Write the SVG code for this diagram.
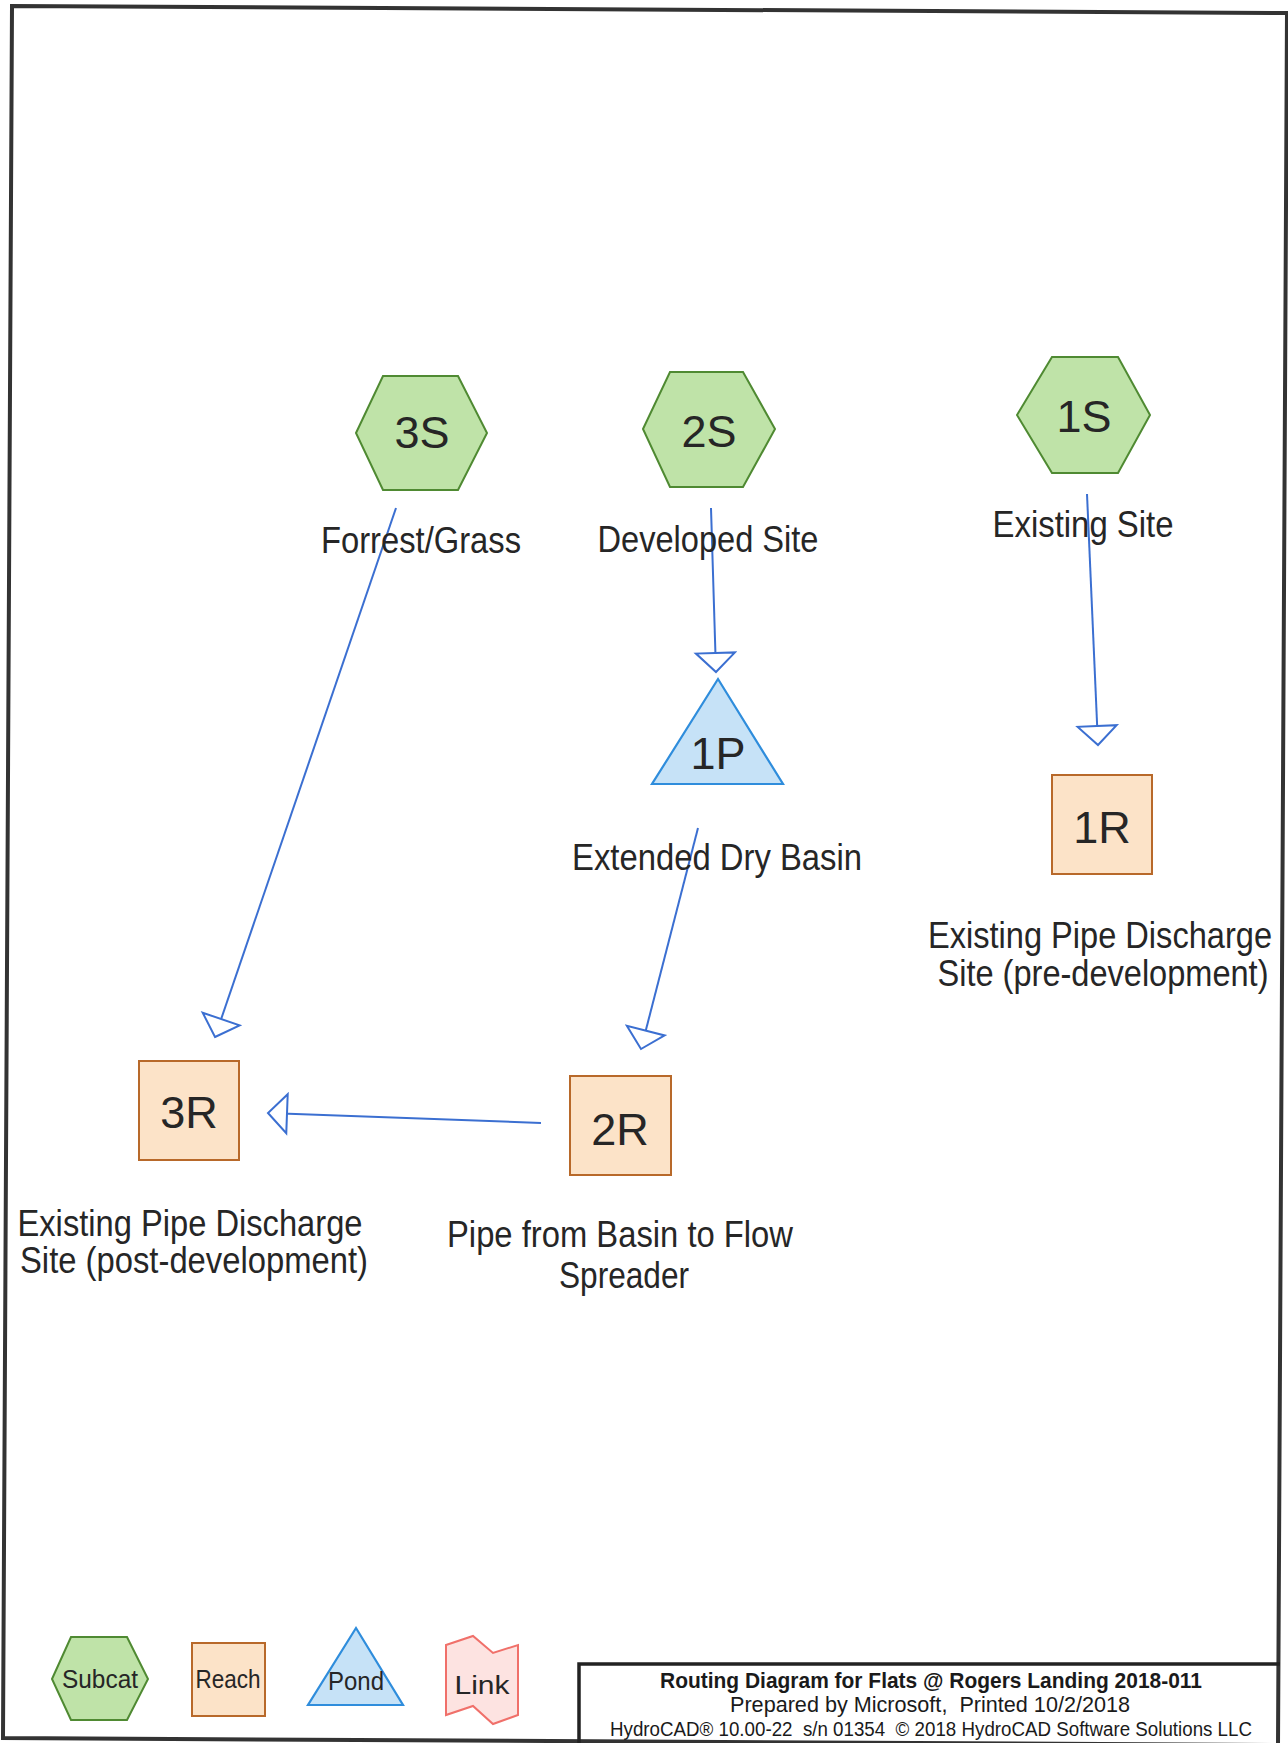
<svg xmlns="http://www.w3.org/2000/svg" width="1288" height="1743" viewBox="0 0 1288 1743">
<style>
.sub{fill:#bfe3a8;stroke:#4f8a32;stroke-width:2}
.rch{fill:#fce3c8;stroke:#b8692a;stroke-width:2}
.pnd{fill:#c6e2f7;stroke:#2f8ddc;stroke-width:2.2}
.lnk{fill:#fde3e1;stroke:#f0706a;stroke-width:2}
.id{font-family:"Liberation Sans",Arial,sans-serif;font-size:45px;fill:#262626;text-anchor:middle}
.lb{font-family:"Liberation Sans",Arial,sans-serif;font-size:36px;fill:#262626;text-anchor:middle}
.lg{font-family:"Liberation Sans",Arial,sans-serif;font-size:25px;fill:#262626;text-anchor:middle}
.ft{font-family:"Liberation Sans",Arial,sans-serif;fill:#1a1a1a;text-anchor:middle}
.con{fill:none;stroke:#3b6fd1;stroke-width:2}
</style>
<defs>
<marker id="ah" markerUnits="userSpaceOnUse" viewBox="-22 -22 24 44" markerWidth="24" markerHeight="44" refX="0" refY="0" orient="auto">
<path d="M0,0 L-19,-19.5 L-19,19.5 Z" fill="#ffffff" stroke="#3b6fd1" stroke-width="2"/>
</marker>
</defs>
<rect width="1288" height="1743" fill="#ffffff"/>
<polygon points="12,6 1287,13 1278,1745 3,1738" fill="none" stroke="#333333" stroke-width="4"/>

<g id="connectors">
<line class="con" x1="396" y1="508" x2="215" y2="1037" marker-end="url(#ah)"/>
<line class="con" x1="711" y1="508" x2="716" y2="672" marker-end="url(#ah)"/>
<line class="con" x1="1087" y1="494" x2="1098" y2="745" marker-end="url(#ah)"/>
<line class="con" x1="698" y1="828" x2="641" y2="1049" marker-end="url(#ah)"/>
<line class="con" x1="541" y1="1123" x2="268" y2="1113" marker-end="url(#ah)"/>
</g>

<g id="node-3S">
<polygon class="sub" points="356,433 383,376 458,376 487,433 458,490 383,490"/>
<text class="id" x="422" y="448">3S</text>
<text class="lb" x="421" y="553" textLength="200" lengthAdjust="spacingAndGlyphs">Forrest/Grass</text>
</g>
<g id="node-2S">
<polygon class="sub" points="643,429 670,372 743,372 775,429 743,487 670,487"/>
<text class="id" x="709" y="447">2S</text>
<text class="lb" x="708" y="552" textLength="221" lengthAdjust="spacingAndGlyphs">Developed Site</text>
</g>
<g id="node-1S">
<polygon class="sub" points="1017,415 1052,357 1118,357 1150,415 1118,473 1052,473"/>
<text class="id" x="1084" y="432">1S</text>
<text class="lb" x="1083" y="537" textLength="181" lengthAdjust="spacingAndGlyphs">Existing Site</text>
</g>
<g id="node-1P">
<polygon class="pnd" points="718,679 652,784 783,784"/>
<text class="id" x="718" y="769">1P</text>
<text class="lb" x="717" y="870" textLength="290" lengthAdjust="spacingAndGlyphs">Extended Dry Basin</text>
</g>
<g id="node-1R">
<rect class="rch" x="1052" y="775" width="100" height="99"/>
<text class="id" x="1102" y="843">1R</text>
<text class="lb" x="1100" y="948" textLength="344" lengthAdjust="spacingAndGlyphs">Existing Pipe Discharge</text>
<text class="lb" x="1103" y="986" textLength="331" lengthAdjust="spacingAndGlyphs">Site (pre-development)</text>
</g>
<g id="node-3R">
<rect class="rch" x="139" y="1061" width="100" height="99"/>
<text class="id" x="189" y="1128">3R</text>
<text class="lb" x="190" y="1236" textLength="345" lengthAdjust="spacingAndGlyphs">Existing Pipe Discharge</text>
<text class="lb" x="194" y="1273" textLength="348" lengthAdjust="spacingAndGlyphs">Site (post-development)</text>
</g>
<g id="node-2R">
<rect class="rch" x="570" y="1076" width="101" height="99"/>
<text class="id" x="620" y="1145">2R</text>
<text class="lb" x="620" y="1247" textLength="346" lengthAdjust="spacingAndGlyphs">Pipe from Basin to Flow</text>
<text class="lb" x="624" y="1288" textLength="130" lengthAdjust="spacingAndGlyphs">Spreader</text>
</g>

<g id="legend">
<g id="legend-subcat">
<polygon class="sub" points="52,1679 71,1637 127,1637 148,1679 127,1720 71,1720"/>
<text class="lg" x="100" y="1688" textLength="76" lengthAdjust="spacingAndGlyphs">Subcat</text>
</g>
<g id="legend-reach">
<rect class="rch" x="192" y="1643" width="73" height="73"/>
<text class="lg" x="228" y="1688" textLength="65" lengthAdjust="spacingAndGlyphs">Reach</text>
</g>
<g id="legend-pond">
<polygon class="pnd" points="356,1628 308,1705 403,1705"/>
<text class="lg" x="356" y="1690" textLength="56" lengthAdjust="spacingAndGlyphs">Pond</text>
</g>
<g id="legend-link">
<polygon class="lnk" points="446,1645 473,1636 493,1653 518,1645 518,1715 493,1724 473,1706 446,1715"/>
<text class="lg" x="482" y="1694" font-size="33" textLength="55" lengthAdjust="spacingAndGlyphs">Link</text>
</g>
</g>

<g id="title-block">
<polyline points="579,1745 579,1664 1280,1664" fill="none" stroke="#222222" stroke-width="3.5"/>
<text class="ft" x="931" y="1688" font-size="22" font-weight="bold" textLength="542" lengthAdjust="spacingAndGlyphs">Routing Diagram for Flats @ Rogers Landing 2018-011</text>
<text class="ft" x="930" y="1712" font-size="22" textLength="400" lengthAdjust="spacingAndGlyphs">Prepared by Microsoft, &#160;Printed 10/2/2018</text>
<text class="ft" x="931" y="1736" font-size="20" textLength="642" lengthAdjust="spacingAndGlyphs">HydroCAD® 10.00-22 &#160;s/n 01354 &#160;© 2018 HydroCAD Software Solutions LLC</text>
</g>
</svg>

::::::::

● What you are asked to do
Repeat the lines above exactly, and keep every picture out.

● Exercise result
Write the SVG code for this diagram.
<svg xmlns="http://www.w3.org/2000/svg" width="1288" height="1743" viewBox="0 0 1288 1743">
<style>
.sub{fill:#bfe3a8;stroke:#4f8a32;stroke-width:2}
.rch{fill:#fce3c8;stroke:#b8692a;stroke-width:2}
.pnd{fill:#c6e2f7;stroke:#2f8ddc;stroke-width:2.2}
.lnk{fill:#fde3e1;stroke:#f0706a;stroke-width:2}
.id{font-family:"Liberation Sans",Arial,sans-serif;font-size:45px;fill:#262626;text-anchor:middle}
.lb{font-family:"Liberation Sans",Arial,sans-serif;font-size:36px;fill:#262626;text-anchor:middle}
.lg{font-family:"Liberation Sans",Arial,sans-serif;font-size:25px;fill:#262626;text-anchor:middle}
.ft{font-family:"Liberation Sans",Arial,sans-serif;fill:#1a1a1a;text-anchor:middle}
.con{fill:none;stroke:#3b6fd1;stroke-width:2}
</style>
<defs>
<marker id="ah" markerUnits="userSpaceOnUse" viewBox="-22 -22 24 44" markerWidth="24" markerHeight="44" refX="0" refY="0" orient="auto">
<path d="M0,0 L-19,-19.5 L-19,19.5 Z" fill="#ffffff" stroke="#3b6fd1" stroke-width="2"/>
</marker>
</defs>
<rect width="1288" height="1743" fill="#ffffff"/>
<polygon points="12,6 1287,13 1278,1745 3,1738" fill="none" stroke="#333333" stroke-width="4"/>

<g id="connectors">
<line class="con" x1="396" y1="508" x2="215" y2="1037" marker-end="url(#ah)"/>
<line class="con" x1="711" y1="508" x2="716" y2="672" marker-end="url(#ah)"/>
<line class="con" x1="1087" y1="494" x2="1098" y2="745" marker-end="url(#ah)"/>
<line class="con" x1="698" y1="828" x2="641" y2="1049" marker-end="url(#ah)"/>
<line class="con" x1="541" y1="1123" x2="268" y2="1113" marker-end="url(#ah)"/>
</g>

<g id="node-3S">
<polygon class="sub" points="356,433 383,376 458,376 487,433 458,490 383,490"/>
<text class="id" x="422" y="448">3S</text>
<text class="lb" x="421" y="553" textLength="200" lengthAdjust="spacingAndGlyphs">Forrest/Grass</text>
</g>
<g id="node-2S">
<polygon class="sub" points="643,429 670,372 743,372 775,429 743,487 670,487"/>
<text class="id" x="709" y="447">2S</text>
<text class="lb" x="708" y="552" textLength="221" lengthAdjust="spacingAndGlyphs">Developed Site</text>
</g>
<g id="node-1S">
<polygon class="sub" points="1017,415 1052,357 1118,357 1150,415 1118,473 1052,473"/>
<text class="id" x="1084" y="432">1S</text>
<text class="lb" x="1083" y="537" textLength="181" lengthAdjust="spacingAndGlyphs">Existing Site</text>
</g>
<g id="node-1P">
<polygon class="pnd" points="718,679 652,784 783,784"/>
<text class="id" x="718" y="769">1P</text>
<text class="lb" x="717" y="870" textLength="290" lengthAdjust="spacingAndGlyphs">Extended Dry Basin</text>
</g>
<g id="node-1R">
<rect class="rch" x="1052" y="775" width="100" height="99"/>
<text class="id" x="1102" y="843">1R</text>
<text class="lb" x="1100" y="948" textLength="344" lengthAdjust="spacingAndGlyphs">Existing Pipe Discharge</text>
<text class="lb" x="1103" y="986" textLength="331" lengthAdjust="spacingAndGlyphs">Site (pre-development)</text>
</g>
<g id="node-3R">
<rect class="rch" x="139" y="1061" width="100" height="99"/>
<text class="id" x="189" y="1128">3R</text>
<text class="lb" x="190" y="1236" textLength="345" lengthAdjust="spacingAndGlyphs">Existing Pipe Discharge</text>
<text class="lb" x="194" y="1273" textLength="348" lengthAdjust="spacingAndGlyphs">Site (post-development)</text>
</g>
<g id="node-2R">
<rect class="rch" x="570" y="1076" width="101" height="99"/>
<text class="id" x="620" y="1145">2R</text>
<text class="lb" x="620" y="1247" textLength="346" lengthAdjust="spacingAndGlyphs">Pipe from Basin to Flow</text>
<text class="lb" x="624" y="1288" textLength="130" lengthAdjust="spacingAndGlyphs">Spreader</text>
</g>

<g id="legend">
<g id="legend-subcat">
<polygon class="sub" points="52,1679 71,1637 127,1637 148,1679 127,1720 71,1720"/>
<text class="lg" x="100" y="1688" textLength="76" lengthAdjust="spacingAndGlyphs">Subcat</text>
</g>
<g id="legend-reach">
<rect class="rch" x="192" y="1643" width="73" height="73"/>
<text class="lg" x="228" y="1688" textLength="65" lengthAdjust="spacingAndGlyphs">Reach</text>
</g>
<g id="legend-pond">
<polygon class="pnd" points="356,1628 308,1705 403,1705"/>
<text class="lg" x="356" y="1690" textLength="56" lengthAdjust="spacingAndGlyphs">Pond</text>
</g>
<g id="legend-link">
<polygon class="lnk" points="446,1645 473,1636 493,1653 518,1645 518,1715 493,1724 473,1706 446,1715"/>
<text class="lg" x="482" y="1694" font-size="33" textLength="55" lengthAdjust="spacingAndGlyphs">Link</text>
</g>
</g>

<g id="title-block">
<polyline points="579,1745 579,1664 1280,1664" fill="none" stroke="#222222" stroke-width="3.5"/>
<text class="ft" x="931" y="1688" font-size="22" font-weight="bold" textLength="542" lengthAdjust="spacingAndGlyphs">Routing Diagram for Flats @ Rogers Landing 2018-011</text>
<text class="ft" x="930" y="1712" font-size="22" textLength="400" lengthAdjust="spacingAndGlyphs">Prepared by Microsoft, &#160;Printed 10/2/2018</text>
<text class="ft" x="931" y="1736" font-size="20" textLength="642" lengthAdjust="spacingAndGlyphs">HydroCAD® 10.00-22 &#160;s/n 01354 &#160;© 2018 HydroCAD Software Solutions LLC</text>
</g>
</svg>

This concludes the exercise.